**Set exercise**
Begin with the first line below and retype each line exactly through the line containing "Serif', 'Times New". Any pictures are to be left out.

**Data segment**
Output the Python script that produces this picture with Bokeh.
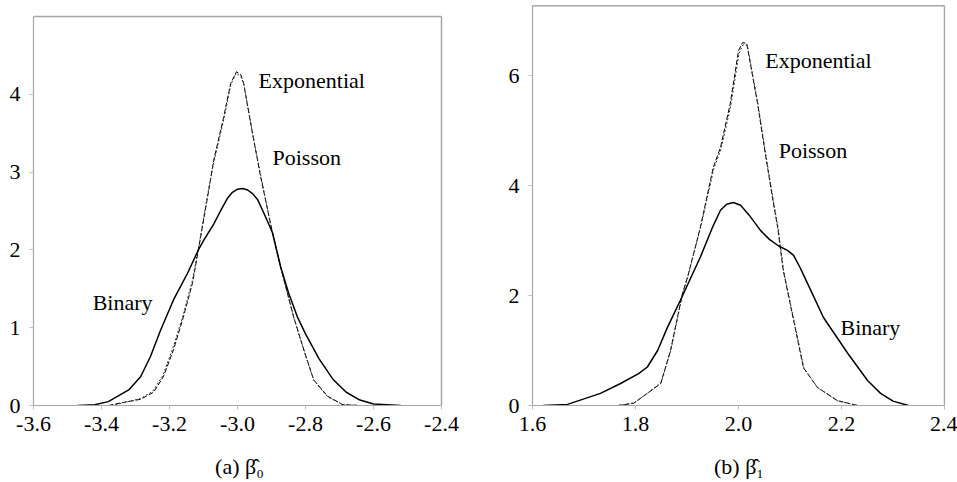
from bokeh.plotting import figure
from bokeh.layouts import row
from bokeh.models import FixedTicker, Range1d
from bokeh.core.properties import value
from bokeh.embed import file_html
from bokeh.resources import INLINE

FONT = "'Liberation Serif', 'Times New Roman', serif"

# ---------- panel (a): beta_0 ----------
a_binary_x = [-3.47, -3.42, -3.38, -3.32, -3.285, -3.256, -3.226, -3.188, -3.147, -3.115,
              -3.1, -3.07, -3.05, -3.03, -3.015, -3.0, -2.985, -2.97, -2.955, -2.94,
              -2.917, -2.897, -2.873, -2.85, -2.824, -2.8, -2.76, -2.718, -2.68, -2.64,
              -2.6, -2.52]
a_binary_y = [0.0, 0.01, 0.05, 0.2, 0.37, 0.63, 0.97, 1.36, 1.7, 2.0,
              2.12, 2.33, 2.5, 2.66, 2.74, 2.78, 2.79, 2.77, 2.72, 2.64,
              2.42, 2.22, 1.78, 1.45, 1.14, 0.92, 0.6, 0.33, 0.17, 0.07,
              0.02, 0.0]

a_expo_x = [-3.38, -3.335, -3.285, -3.247, -3.218, -3.188, -3.159, -3.132, -3.115, -3.088,
            -3.07, -3.041, -3.02, -3.003, -2.99, -2.982, -2.956, -2.932, -2.897, -2.873,
            -2.835, -2.8, -2.776, -2.735, -2.69, -2.638]
a_expo_y = [0.0, 0.04, 0.08, 0.17, 0.37, 0.72, 1.14, 1.58, 2.0, 2.68,
            3.15, 3.7, 4.14, 4.29, 4.25, 4.14, 3.5, 2.94, 2.22, 1.78,
            1.14, 0.65, 0.33, 0.12, 0.01, 0.0]

a_pois_x = [-3.37, -3.33, -3.285, -3.25, -3.22, -3.19, -3.16, -3.133, -3.115, -3.09,
            -3.07, -3.04, -3.02, -3.004, -2.99, -2.981, -2.955, -2.93, -2.897, -2.872,
            -2.834, -2.8, -2.775, -2.735, -2.69, -2.64]
a_pois_y = [0.0, 0.04, 0.09, 0.18, 0.38, 0.74, 1.16, 1.6, 2.02, 2.66,
            3.12, 3.68, 4.12, 4.27, 4.23, 4.12, 3.48, 2.92, 2.2, 1.76,
            1.12, 0.64, 0.32, 0.11, 0.01, 0.0]

a_label_text = ["Exponential", "Poisson", "Binary"]
a_label_x = [-2.938, -2.897, -3.426]
a_label_y = [4.18, 3.19, 1.33]
a_xticks = [-3.6, -3.4, -3.2, -3.0, -2.8, -2.6, -2.4]
a_xtick_labels = ["-3.6", "-3.4", "-3.2", "-3.0", "-2.8", "-2.6", "-2.4"]
a_yticks = [0, 1, 2, 3, 4]
a_ytick_labels = ["0", "1", "2", "3", "4"]
a_xmin, a_xmax = -3.6, -2.4
a_ymax = 5.0          # top of the chart box of panel (a)

# ---------- panel (b): beta_1 ----------
b_binary_x = [1.621, 1.668, 1.732, 1.771, 1.806, 1.823, 1.843, 1.862, 1.887, 1.926,
              1.95, 1.965, 1.977, 1.99, 2.004, 2.02, 2.043, 2.06, 2.078, 2.095,
              2.107, 2.12, 2.134, 2.165, 2.212, 2.251, 2.276, 2.30, 2.33]
b_binary_y = [0.0, 0.02, 0.22, 0.4, 0.58, 0.7, 1.0, 1.42, 1.91, 2.7,
              3.25, 3.55, 3.66, 3.69, 3.64, 3.47, 3.18, 3.02, 2.9, 2.82,
              2.73, 2.5, 2.22, 1.6, 0.95, 0.45, 0.22, 0.08, 0.0]

b_expo_x = [1.765, 1.796, 1.823, 1.849, 1.868, 1.891, 1.901, 1.926, 1.951, 1.965,
            1.984, 2.0, 2.008, 2.016, 2.023, 2.037, 2.052, 2.066, 2.076, 2.087,
            2.107, 2.126, 2.153, 2.192, 2.231]
b_expo_y = [0.0, 0.04, 0.22, 0.4, 1.0, 2.03, 2.33, 3.24, 4.33, 4.69,
            5.49, 6.45, 6.6, 6.58, 6.22, 5.49, 4.58, 3.78, 3.24, 2.45,
            1.55, 0.69, 0.33, 0.09, 0.0]

b_pois_x = [1.768, 1.798, 1.824, 1.85, 1.869, 1.892, 1.902, 1.927, 1.952, 1.966,
            1.985, 2.001, 2.009, 2.017, 2.024, 2.038, 2.053, 2.067, 2.077, 2.088,
            2.108, 2.127, 2.154, 2.193, 2.232]
b_pois_y = [0.0, 0.05, 0.23, 0.42, 1.02, 2.05, 2.35, 3.26, 4.3, 4.66,
            5.45, 6.4, 6.56, 6.55, 6.2, 5.47, 4.56, 3.76, 3.22, 2.43,
            1.53, 0.68, 0.32, 0.08, 0.0]

b_label_text = ["Exponential", "Poisson", "Binary"]
b_label_x = [2.052, 2.078, 2.198]
b_label_y = [6.27, 4.64, 1.42]
b_xticks = [1.6, 1.8, 2.0, 2.2, 2.4]
b_xtick_labels = ["1.6", "1.8", "2.0", "2.2", "2.4"]
b_yticks = [0, 2, 4, 6]
b_ytick_labels = ["0", "2", "4", "6"]
b_xmin, b_xmax = 1.6, 2.4
b_ymax = 7.27

BOX = "#a6a6a6"


def make_panel(width, height, bl, br, bt, bb, xpx, ypx, xmin, xmax, box_top,
               xticks, xlabels, yticks, ylabels,
               title, bx, by, ex, ey, px_, py_, lt, lx, ly):
    # scale: xpx pixels per x unit, ypx pixels per y unit
    fw = width - bl - br
    fh = height - bt - bb
    p = figure(width=width, height=height, output_backend="svg", toolbar_location=None,
               x_range=Range1d(xmin, xmin + fw / xpx), y_range=Range1d(0, fh / ypx),
               min_border_left=bl, min_border_right=br, min_border_top=bt, min_border_bottom=bb)
    p.xgrid.visible = False
    p.ygrid.visible = False
    p.outline_line_color = None
    p.background_fill_color = "white"
    p.border_fill_color = "white"

    for ax in (p.xaxis[0], p.yaxis[0]):
        ax.axis_line_color = BOX
        ax.axis_line_width = 1.2
        ax.major_tick_line_color = "#bfbfbf"
        ax.major_tick_in = 0
        ax.major_tick_out = 4
        ax.minor_tick_line_color = None
        ax.major_label_text_font = FONT
        ax.major_label_text_font_size = "22px"
        ax.major_label_text_color = "black"

    p.xaxis.bounds = (xmin, xmax)
    p.yaxis.bounds = (0, box_top)
    p.xaxis.ticker = FixedTicker(ticks=xticks)
    p.yaxis.ticker = FixedTicker(ticks=yticks)
    p.xaxis.major_label_overrides = {t: s for t, s in zip(xticks, xlabels)}
    p.yaxis.major_label_overrides = {t: s for t, s in zip(yticks, ylabels)}
    p.xaxis.major_label_standoff = 7
    p.yaxis.major_label_standoff = 9
    p.xaxis.axis_label = title
    p.xaxis.axis_label_text_font = FONT
    p.xaxis.axis_label_text_font_style = "normal"
    p.xaxis.axis_label_text_font_size = "22px"
    p.xaxis.axis_label_text_color = "black"
    p.xaxis.axis_label_standoff = 20

    # chart box: top edge and right edge (left / bottom are the axes)
    p.segment(x0=[xmin, xmax], y0=[box_top, 0], x1=[xmax, xmax], y1=[box_top, box_top],
              line_color=BOX, line_width=1.5)

    p.line(ex, ey, line_color="black", line_width=1.0, line_dash="5 2")
    p.line(px_, py_, line_color="#333333", line_width=1.0, line_dash="2 2")
    p.line(bx, by, line_color="black", line_width=1.5)

    p.text(x=lx, y=ly, text=lt, text_font=value(FONT), text_font_size="22px",
           text_color="black", text_align="left", text_baseline="middle")
    return p


pa = make_panel(480, 482, 33, 35, 3, 76, 340.0, 78.0, a_xmin, a_xmax, a_ymax,
                a_xticks, a_xtick_labels, a_yticks, a_ytick_labels,
                "(a) β̂₀", a_binary_x, a_binary_y, a_expo_x, a_expo_y, a_pois_x, a_pois_y,
                a_label_text, a_label_x, a_label_y)
pb = make_panel(477, 482, 52, 12, 3, 77, 515.0, 55.0, b_xmin, b_xmax, b_ymax,
                b_xticks, b_xtick_labels, b_yticks, b_ytick_labels,
                "(b) β̂₁", b_binary_x, b_binary_y, b_expo_x, b_expo_y, b_pois_x, b_pois_y,
                b_label_text, b_label_x, b_label_y)

layout = row(pa, pb)
open("out.html", "w").write(file_html(layout, INLINE))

**Task answer**
Output the Python script that produces this picture with Bokeh.
from bokeh.plotting import figure
from bokeh.layouts import row
from bokeh.models import FixedTicker, Range1d
from bokeh.core.properties import value
from bokeh.embed import file_html
from bokeh.resources import INLINE

FONT = "'Liberation Serif', 'Times New Roman', serif"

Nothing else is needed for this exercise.